But it’s not just about technology this week. Other industries that will see reports include energy, restaurants, retailers and industrials along with a handful of home builders. The home builders have surprised the Street by soaring this year even as earnings estimates are being slashed for 2023 as high mortgage rates put a damper on home buying.
5 Hot Stocks
A lot of the popular growth stocks have seen big rallies to start 2023. These five stocks are just a few of them.
Not only are they trading at, or near, 52-week highs, but they all have excellent earnings surprise track records.
Will they beat again?
5 Earnings Charts at 52-Week Highs
1. Meritage Homes (MTH - Free Report)
Meritage Homes is one of the home builder stocks that has rallied big in 2023. Shares are up 12% year-to-date and are up 6% over the last year.
Meritage Homes has a great earnings surprise track record. It has only missed once in the last 5 years and it was in 2018. That’s impressive during the pandemic.
Shares continue to be cheap, with a forward P/E of 8.8 but earnings of Meritage Homes are expected to fall 54% in 2023.
Is Meritage Homes over bought?
2. Ferrari N.V. (RACE - Free Report)
Ferrari has beat on earnings 9 quarters in a row. It has only missed 3 times in the last 5 years.
Shares of Ferrari are up 17.3% year-to-date and is in the green over the last year, up 9.2%.
But Ferrari doesn’t come cheap. It trades at a forward P/E of 43.
Is the Street too bullish on Ferrari or is the rally justified?
3. e.l.f. Beauty, Inc. (ELF - Free Report)
e.l.f. Beauty has beat on earnings 7 quarters in a row and has only missed one time in the last 5 years and it was in early 2021.
Shares of e.l.f. Beauty have soared in the last year, adding 106%. They have broken out to new 5-year highs. However, this year, shares are up just 3.2%.
e.l.f. Beauty is definitely not a value stock in 2023. It trades with a forward P/E of 50.
Is e.l.f. Beauty too hot to handle?
4. Starbucks (SBUX - Free Report)
Starbucks has missed just 2 times in the last 5 years but those misses were last year.
However, even with the rocky track record last year, shares of Starbucks are hitting new 52-week highs heading into this report. It’s up 9.3% year-to-date and has gained 11.9% over the last year, while the S&P 500 was still down 8% during that same time.
Starbucks is no longer a deal on a P/E basis either, as it trades at 32x.
With China, it’s second largest market, re-opening, does Starbucks still have further to run?
5. Deckers Outdoor Corp. (DECK - Free Report)
Deckers has an outstanding earnings surprise chart with just one miss in the last 5 years.

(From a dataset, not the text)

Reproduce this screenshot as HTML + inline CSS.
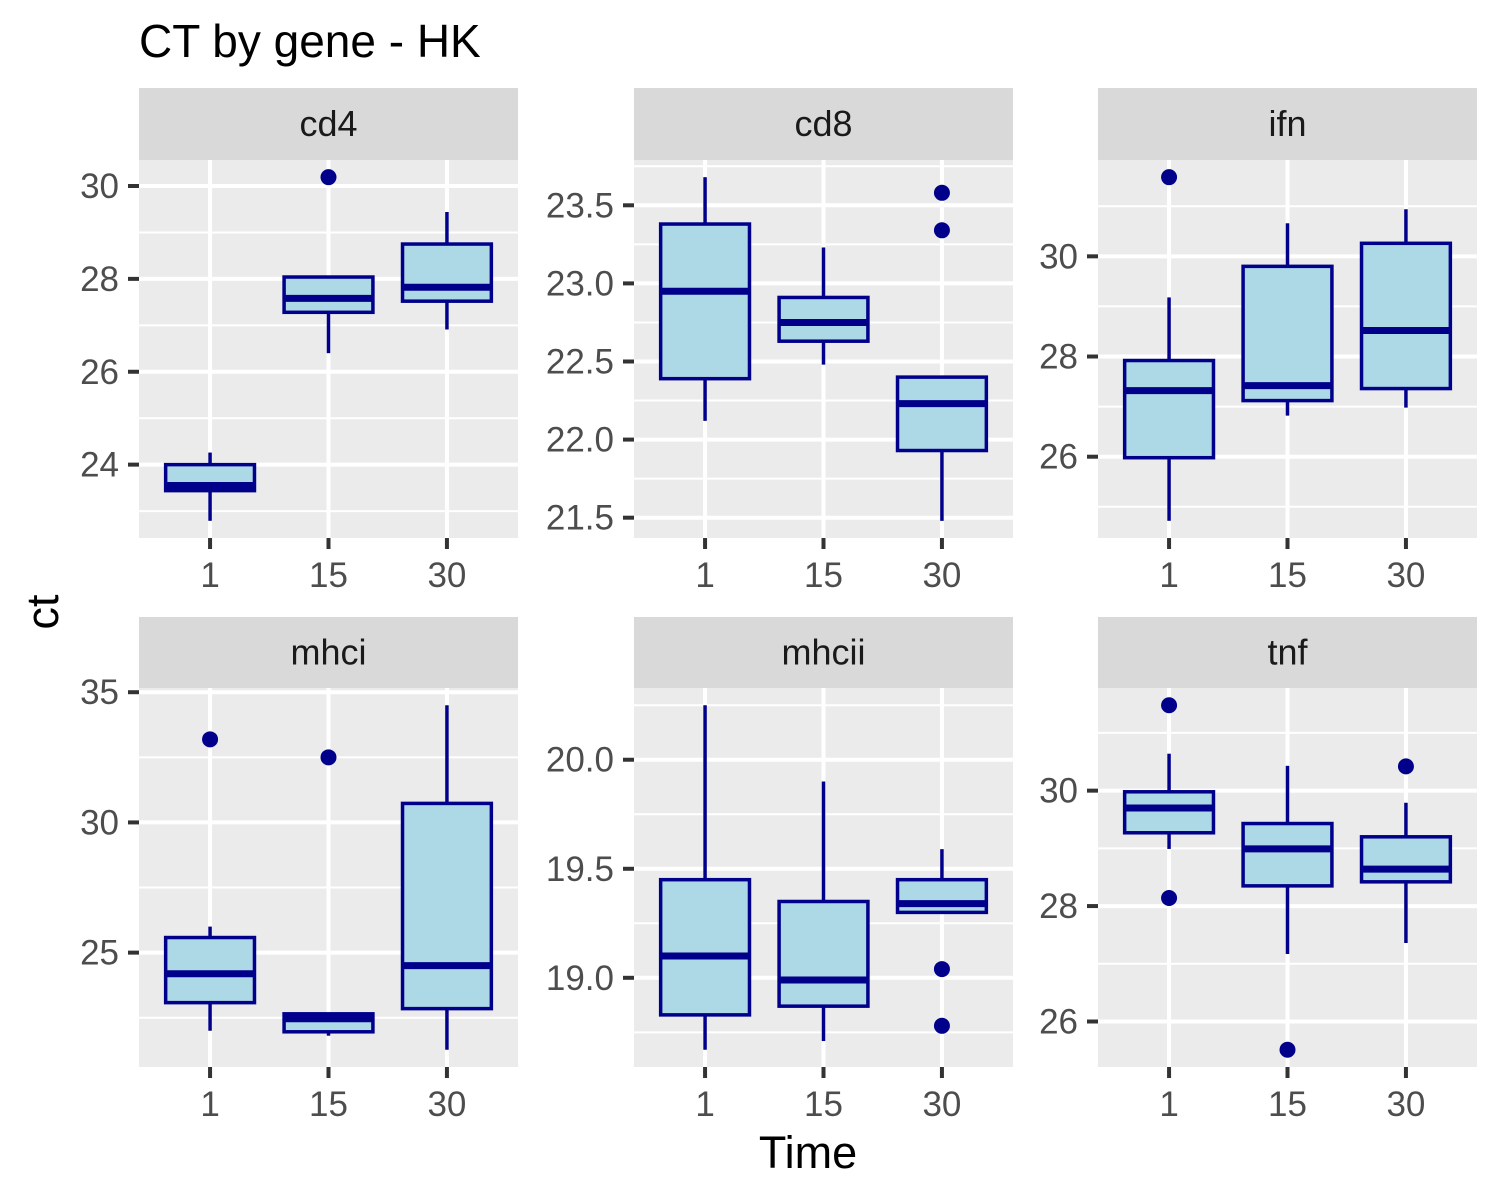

It was in 2021.
Shares of Deckers have soared over the last year, gaining 40% during that time. Even in 2023, the gains have continued, as the stock added 5.3%.
But Deckers isn’t cheap either. It is trading with a forward P/E of 23.5. However, compared to some of the others in this group of 5 companies, these shares seem pretty affordable.
Is Deckers still a buying opportunity?
[In full disclosure, Tracey owns shares of SBUX in her personal portfolio.]